Humans are imperfect. We have accidents; we make mistakes; we believe and say things that later turn out to be wrong.
We say things we don't mean; we mean things we don't say.
This is all part of our human imperfection, yes, but some people seem to use that imperfection as an excuse. If you explicitly quote them and point out a contradiction, they insist they obviously didn't mean that or say things that don't actually address what's under discussion, often flipping things to claim what you've been saying all along, as if they've been the ones saying it and you haven't, and often providing evidence that doesn't actually prove your point.
Some folks make such accidents because they don't actually understand how words work together, and it's tempting to give folks the benefit of the doubt…and the benefit of the doubt…and the benefit of the doubt…
When Satan lied to Eve, it was subtly—and he actually started with a question, "Did God really say…?" and then essentially fed her what would appeal to her, what she would want to hear.
And the serpent said unto the woman, Ye shall not surely die:
For God doth know that in the day ye eat thereof, then your eyes shall be opened, and ye shall be as gods, knowing good and evil.Genesis 3:4–5, KJV
And it started out with something that wasn't even untrue. It was just a question.
We as Christians are told to be sly as serpents (Matthew 10:16), so obviously we're not to shun subtle communication. We're to use it.
But to use it, we have to understand it and be able to recognize it.
And far too often, we are pressured—by others or by our own consciences—to ignore things that signal fruits in others, while they take things like a problematic typo (that we apologize for and seek to avoid) as evidence that something's wrong with us. Or if we actually do point out or respond to someone's fruits, we're being "unChristian" or "unloving" (and the verses referenced don't actually say what those making the accusations claim they say).

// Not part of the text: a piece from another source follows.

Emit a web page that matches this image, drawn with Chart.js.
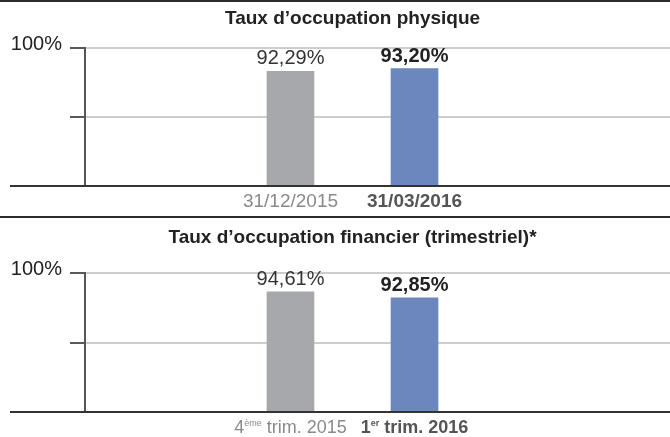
<!DOCTYPE html>
<html>
<head>
<meta charset="utf-8">
<script src="https://cdn.jsdelivr.net/npm/chart.js@4/dist/chart.umd.min.js"></script>
<style>
  html, body { margin: 0; padding: 0; background: #fff; }
  #wrap { position: relative; width: 670px; height: 437px; overflow: hidden; background: #fff; }
  canvas { position: absolute; left: 0; display: block; }
  .rule { position: absolute; left: 0; width: 670px; height: 2px; background: #2c2c2c; }
</style>
</head>
<body>
<div id="wrap">
  <canvas id="c1" width="670" height="216" style="top:0"></canvas>
  <canvas id="c2" width="670" height="219" style="top:218px"></canvas>
  <div class="rule" style="top:0"></div>
  <div class="rule" style="top:216px"></div>
</div>
<script>
// ---- data ----
const topTitle = 'Taux d’occupation physique';
const topCategories = [['31/12/2015'], ['31/03/2016']];
const topValues = [92.29, 93.20];

const bottomTitle = 'Taux d’occupation financier (trimestriel)*';
// parts: [normal, superscript, normal]
const bottomCategories = [['4', 'ème', ' trim. 2015'], ['1', 'er', ' trim. 2016']];
const bottomValues = [94.61, 92.85];

const yMaxValue = 100;
const yTickLabel = '100%';

// ---- styles ----
const FONT = '"Liberation Sans", Arial, Helvetica, sans-serif';
const barColors = ['#a7a8ab', '#6b87bd'];
const valueStyles = [{w: 'normal', c: '#333333'}, {w: 'bold', c: '#222222'}];
const catStyles = [{w: 'normal', c: '#8a8a8a'}, {w: 'bold', c: '#555555'}];

function fmt(v) { return v.toFixed(2).replace('.', ',') + '%'; }

function drawParts(ctx, parts, cx, y, weight, color, size) {
  const supSize = Math.round(size * 0.5);
  const fonts = parts.map((p, i) => (i % 2 === 1)
      ? weight + ' ' + supSize + 'px ' + FONT
      : weight + ' ' + size + 'px ' + FONT);
  let total = 0;
  const widths = parts.map((p, i) => { ctx.font = fonts[i]; const w = ctx.measureText(p).width; total += w; return w; });
  let x = cx - total / 2;
  ctx.fillStyle = color;
  ctx.textAlign = 'left';
  ctx.textBaseline = 'alphabetic';
  parts.forEach((p, i) => {
    ctx.font = fonts[i];
    ctx.fillText(p, x, (i % 2 === 1) ? y - Math.round(size * 0.4) : y);
    x += widths[i];
  });
}

function makeChart(id, title, categories, values, opt) {
  const deco = {
    id: 'deco' + id,
    afterDraw(chart) {
      const ctx = chart.ctx;
      const ca = chart.chartArea;
      const xs = chart.scales.x;
      ctx.save();
      // baseline extending left of the axis
      ctx.strokeStyle = '#333333';
      ctx.lineWidth = 2;
      ctx.beginPath();
      ctx.moveTo(10, ca.bottom);
      ctx.lineTo(chart.width, ca.bottom);
      ctx.stroke();
      // value labels
      const meta = chart.getDatasetMeta(0);
      meta.data.forEach((bar, i) => {
        ctx.font = valueStyles[i].w + ' 20px ' + FONT;
        ctx.fillStyle = valueStyles[i].c;
        ctx.textAlign = 'center';
        ctx.textBaseline = 'alphabetic';
        ctx.fillText(fmt(values[i]), bar.x, bar.y - 7);
      });
      // category labels
      categories.forEach((parts, i) => {
        drawParts(ctx, parts, xs.getPixelForValue(i), ca.bottom + 21,
                  catStyles[i].w, catStyles[i].c, opt.catSize);
      });
      // title, centred between the two bars
      const tx = (xs.getPixelForValue(0) + xs.getPixelForValue(categories.length - 1)) / 2;
      ctx.font = 'bold 19px ' + FONT;
      ctx.fillStyle = '#222222';
      ctx.textAlign = 'center';
      ctx.textBaseline = 'alphabetic';
      ctx.fillText(title, tx, opt.titleY);
      ctx.restore();
    }
  };

  return new Chart(document.getElementById(id), {
    type: 'bar',
    data: {
      datasets: [{
        data: values.map((v, i) => ({x: i, y: v})),
        backgroundColor: barColors,
        borderWidth: 0,
        barThickness: 47
      }]
    },
    options: {
      responsive: false,
      animation: false,
      events: [],
      layout: { padding: { top: opt.padTop, bottom: opt.padBottom, left: 0, right: 0 } },
      plugins: { legend: { display: false }, tooltip: { enabled: false }, title: { display: false } },
      scales: {
        x: {
          type: 'linear',
          min: -1.657,
          max: 3.06,
          offset: false,
          bounds: 'data',
          display: false
        },
        y: {
          min: opt.yMin,
          max: yMaxValue,
          afterBuildTicks(scale) {
            scale.ticks = [
              {value: opt.yMin},
              {value: (opt.yMin + yMaxValue) / 2},
              {value: yMaxValue}
            ];
          },
          afterFit(scale) { scale.width = 85; },
          ticks: {
            padding: 8,
            labelOffset: -4,
            color: '#222222',
            font: { family: FONT, size: 20 },
            callback: (v) => (v === yMaxValue ? yTickLabel : '')
          },
          grid: {
            color: (c) => (c.tick && c.tick.value === opt.yMin) ? 'rgba(0,0,0,0)' : '#cdcdcd',
            lineWidth: 2,
            drawTicks: true,
            tickLength: 15,
            tickColor: '#222222',
            tickWidth: 1.5
          },
          border: { display: true, color: '#555555', width: 2 }
        }
      }
    },
    plugins: [deco]
  });
}

makeChart('c1', topTitle, topCategories, topValues,
  { yMin: 54.5, padTop: 48, padBottom: 30, titleY: 24, catSize: 19 });
makeChart('c2', bottomTitle, bottomCategories, bottomValues,
  { yMin: 60, padTop: 55, padBottom: 25, titleY: 25, catSize: 18 });
</script>
</body>
</html>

There are tactics of communication, ways to make things insidious and to hide arguments and to push points on folks' minds while burying them so they're less likely to be consciously noticed. Such people often—but not always—also misuse words, sometimes only in ever-so-slightly wrong ways. Sometimes it's just "wrong" in that the phrasing has particular implications that actually sabotage the point rather than support it.
(Note that it's entirely possible to actually argue against something by ostensibly arguing for it.)
I'm seriously considering pointing out an explicit example of what I'm talking about, with an overall true and solid post I happened across that has some extremely troubling tidbits, with how the logic fallacies are worked in and with what certain phrasing indicates. I want to think it's an accident, but the structure and phrasing isn't something that can naturally happen on accident.
And yet, if I point it out, I know I'll get heckled and my trustworthiness questioned over my own imperfections and the way I make allowances for multiple possible answers—which will be misinterpreted by some as me saying "This is what the Bible is saying here!" when what I'm actually saying is "This could be what the Bible is saying here".
That twisting of words seems common, among folks who use certain communication tactics and are confronted on it…enough so that, perhaps, using those tactics at all might be an indicator.
And there are multiple verses in Scripture indicating that we as Christians are supposed to watch for those subtle clues…so are even well-intended sheep of Christ so quick to dismiss such attention as "unChristian"? Perhaps such acknowledged attention to nuance is a sign of trustworthiness, even when it's a nuance that says, "Oh, you're right. I did say X. Oops! Not what I meant!"
And perhaps folks slipping logical fallacies, misused words, and outright falsehoods into an otherwise true discussion is a signal that they aren't trustworthy.